Senate Majority Leader Mitch McConnell, who is a member of the committee, accused Democrats of trying to make the Senate “look bad. The only way to stop this is for you to insist that we start functioning again.”

But Sen. Dianne Feinstein, D-Calif., fired back. “Don’t say that we (the Democrats) started this fight,” she said, “I think the way that we finish it is with what is traditional in the Senate: civility (and) coming together sooner rather than later.”

Following opening statements, Udall proposed several amendments to strike all the bill’s policy riders and to increase appropriations to many of the programs and agencies funded by the bill. All of Udall’s amendments are dismissed following party line votes. And as approved, the bill provides $30.01 billion for public lands development and environmental programs – more than $2 billion below Obama’s request.

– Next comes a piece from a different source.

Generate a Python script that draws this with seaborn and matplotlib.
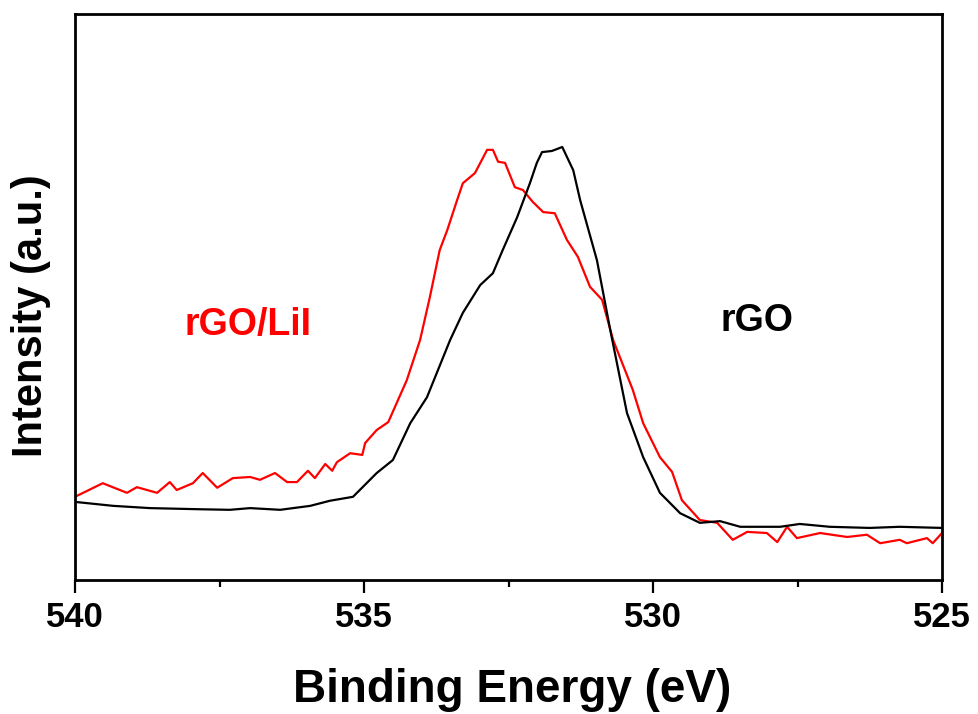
import numpy as np
import pandas as pd
import matplotlib
matplotlib.use("Agg")
import matplotlib.pyplot as plt
import seaborn as sns
from matplotlib.ticker import MultipleLocator

# ---- data ----
rgo_energy = [540.00, 539.34, 538.70, 537.84, 537.32, 536.97, 536.45, 535.93, 535.59, 535.19,
              534.78, 534.50, 534.20, 533.91, 533.51, 533.29, 532.99, 532.77, 532.60, 532.35,
              532.13, 532.01, 531.92, 531.75, 531.57, 531.38, 531.26, 530.97, 530.74, 530.45,
              530.17, 529.88, 529.53, 529.19, 528.84, 528.49, 527.80, 527.46, 526.94, 526.25,
              525.73, 525.00]
rgo_intensity = [13.8, 13.1, 12.7, 12.5, 12.4, 12.7, 12.4, 13.1, 14.0, 14.7,
                 18.9, 21.2, 27.7, 32.3, 42.4, 47.2, 52.1, 54.2, 58.3, 64.1,
                 70.1, 73.7, 75.6, 75.8, 76.5, 72.4, 67.1, 56.5, 44.2, 29.5,
                 21.7, 15.4, 11.8, 10.1, 10.4, 9.4, 9.4, 9.9, 9.4, 9.2,
                 9.4, 9.2]

lii_energy = [540.00, 539.52, 539.10, 538.93, 538.58, 538.36, 538.24, 537.96, 537.79, 537.54,
              537.27, 536.97, 536.80, 536.54, 536.33, 536.16, 535.97, 535.85, 535.67, 535.55,
              535.47, 535.24, 535.03, 534.98, 534.78, 534.58, 534.26, 534.03, 533.86, 533.69,
              533.56, 533.39, 533.29, 533.08, 532.87, 532.77, 532.68, 532.56, 532.39, 532.25,
              532.08, 531.90, 531.70, 531.49, 531.30, 531.09, 530.88, 530.69, 530.35, 530.17,
              529.88, 529.67, 529.50, 529.19, 528.89, 528.62, 528.37, 528.03, 527.85, 527.68,
              527.51, 527.11, 526.64, 526.30, 526.07, 525.73, 525.61, 525.26, 525.16, 525.00]
lii_intensity = [14.7, 17.1, 15.4, 16.4, 15.4, 17.3, 15.9, 17.1, 18.9, 16.3,
                 18.0, 18.2, 17.7, 18.9, 17.3, 17.3, 19.3, 18.0, 20.5, 19.3,
                 20.8, 22.4, 22.1, 24.2, 26.5, 27.9, 35.3, 42.4, 50.0, 58.3,
                 61.8, 67.1, 70.1, 71.9, 76.0, 76.0, 73.9, 73.7, 69.4, 68.9,
                 66.8, 65.0, 64.8, 60.1, 57.1, 51.8, 49.5, 42.4, 33.6, 27.7,
                 21.7, 19.1, 14.1, 10.6, 10.1, 7.1, 8.5, 8.3, 6.7, 9.4,
                 7.4, 8.3, 7.6, 8.0, 6.5, 7.1, 6.5, 7.4, 6.5, 8.3]

x_ticks = [540, 535, 530, 525]
series_names = ["rGO", "rGO/LiI"]
series_colors = ["#000000", "#ff0000"]

df = pd.concat([
    pd.DataFrame({"energy": rgo_energy, "intensity": rgo_intensity, "sample": series_names[0]}),
    pd.DataFrame({"energy": lii_energy, "intensity": lii_intensity, "sample": series_names[1]}),
], ignore_index=True)

sns.set_style("ticks")
plt.rcParams["font.family"] = ["Liberation Sans", "DejaVu Sans"]
plt.rcParams["text.color"] = "black"
plt.rcParams["xtick.color"] = "black"
plt.rcParams["axes.labelcolor"] = "black"

fig = plt.figure(figsize=(9.79, 7.14), dpi=100)
ax = fig.add_axes([75 / 979, 1 - 580 / 714, (942 - 75) / 979, (580 - 14) / 714])

sns.lineplot(data=df, x="energy", y="intensity", hue="sample",
             palette=dict(zip(series_names, series_colors)),
             hue_order=series_names[::-1],
             sort=False, estimator=None, linewidth=1.6, legend=False, ax=ax)

ax.set_xlim(540, 525)
ax.set_ylim(0, 100)
ax.set_xticks(x_ticks)
ax.set_xticklabels([str(t) for t in x_ticks])
ax.xaxis.set_minor_locator(MultipleLocator(2.5))
ax.set_yticks([])
ax.set_xlabel("")
ax.set_ylabel("")

for s in ax.spines.values():
    s.set_visible(True)
    s.set_linewidth(2.0)
    s.set_color("black")

ax.tick_params(axis="x", which="major", direction="out", length=9, width=1.6,
               labelsize=25, pad=6, colors="black", labelcolor="black")
ax.tick_params(axis="x", which="minor", direction="out", length=5, width=1.6, colors="black")
for lbl in ax.get_xticklabels():
    lbl.set_fontweight("bold")
    lbl.set_color("black")

ax.text(537.0, 45.1, "rGO/LiI", color="#ff0000", fontsize=27, fontweight="bold",
        ha="center", va="center")
ax.text(528.2, 45.8, "rGO", color="black", fontsize=27, fontweight="bold",
        ha="center", va="center")

fig.text(512 / 979, 1 - 690 / 714, "Binding Energy (eV)", fontsize=33, fontweight="bold",
         ha="center", va="center", color="black")
fig.text(31 / 979, 1 - 316 / 714, "Intensity (a.u.)", fontsize=30, fontweight="bold",
         ha="center", va="center", rotation=90, color="black")

fig.savefig("out.png", dpi=100, facecolor="white")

Another Democrat, Sen. John Tester from Montana, proposed upping the 2016 allotment for the Land and Water Conservation Fund (LWCF) from $292 million provided in the original bill to the $400 million Obama requested.

LWCF has traditionally garnered bipartisan support over the 50 years it’s been in existence, but has only twice been funded to its annual limit of $900 million. Notably, the program is funded by a percentage of government fees collected from offshore oil drilling operations, not by taxpayers.

Republicans on the committee immediately pushed back, claiming that a budget increase for LWCF would mean breaking the Senate’s commitment to staying within the Budget Cap Act’s limit.

“The BCA does not work. We all know it… And heck, we’re the ones running the ship here, we can fix it,” Tester pleaded. Predictably, the Republicans voted against his suggestion.

The Republicans did however vote in favor of their party’s Sen. Susan Collins from Maine’s amendment to raise funding for the LWCF by $13.87 million, restoring LWCF’s funding level to fiscal 2015 levels using offsets.

But such a nod to conservation won’t be enough to placate public lands stakeholders, much less the Democrats.

Whit Fosburgh, president and CEO of the Theodore Roosevelt Conservation Partnership said in a release that this bill “sells sportsmen short” and “its funding levels and policy provisions have made it unnecessarily controversial,” so much so that “it’s going nowhere and everybody knows it.”

“A bipartisan budget deal is the only way Congress is going to be able to make investments in conservation that American sportsmen deserve,” Fosburgh added.